Although the answer is not absolutely yes, in almost all conventionally designed (where elevator control is behind the main wing, not a canard) aircraft, the answer is YES, that is the reason.
If the elevator control is behind the main wing, and there is any significant size difference between the main wing and the tail surface, the overall Aerodynamic center will be behind the CG, and the aerodynamic center (the center of pressure) of the main wing (which, subsonicly, is at the 25% of MAC point), will also be behind the CG, not in front of it. Therefore, lift from the main wing will produce a nose down pitching moment, and therefore the tail must be cambered and installed with negative incidence to produce negative (downwards) lift and nose up pitch moment to counteract it.
In order to position the aerodynamic center of the main wing in front of the CG in an aircraft designed with the elevator control surface at the tail, and still have the overall aerodynamic center be behind the CG (necessary for positive static stability), without considering the relative angles of incidence, the relative ratios of the Main wing moment arm to the tail surface moment arm, and the ratio of the lift produced by he main wing to the lift produced by the tail, as depicted in the diagram in @Koyovis' answer would have to satisfy the following inequality.

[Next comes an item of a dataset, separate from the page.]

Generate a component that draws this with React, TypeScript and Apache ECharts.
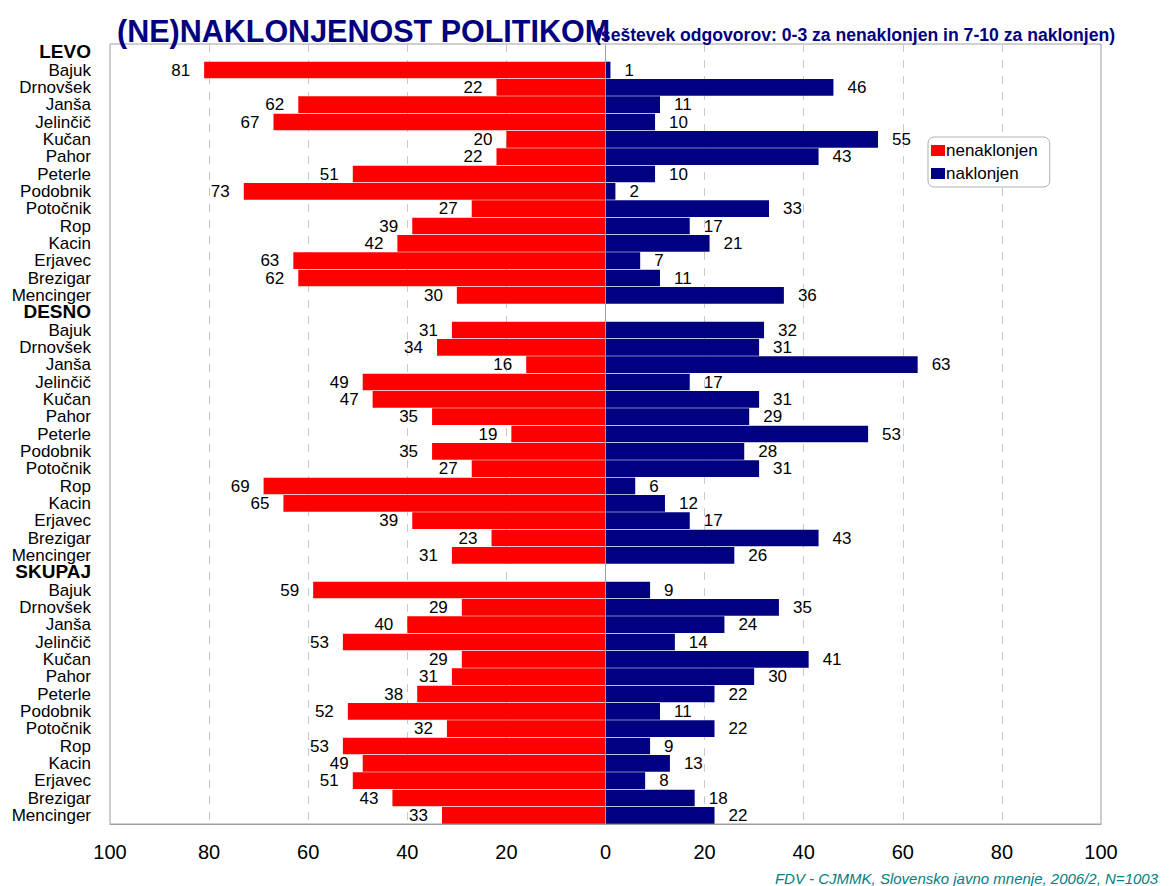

- W = Lift from main (forward) wing
- T = Lift from elevator control (Tail)
- w = length of Moment arm from main wing AC to CG
- t = length of Moment arm from elevator control AC to CG
then, in order for the overall AC to be behind the CG in an aircraft designed with Main wing AC in front of CG, the following would have to be true.
t/w > W/T
i.e, the ratio of the tail control moment arm to the main wing moment arm must be greater than the ratio of Main wing Lift to Tail Lift. And it must be significantly greater, because the closer to equality these ratios are, the closer to neutral stability the aircraft is. So the inequality must be sufficiently large enough (I confess I don't know by how much that is), but it must be large enough to produce positive stability. To make it larger, you must make w smaller (move the wing AC closer to the CG), or t bigger (move the tail further back), or make the relative sizes of the wing and tail surface more equal (make the tail bigger and the wing smaller). These configurations are possible, and aircraft have been designed like this, but it is the exception, not the most common aircraft design.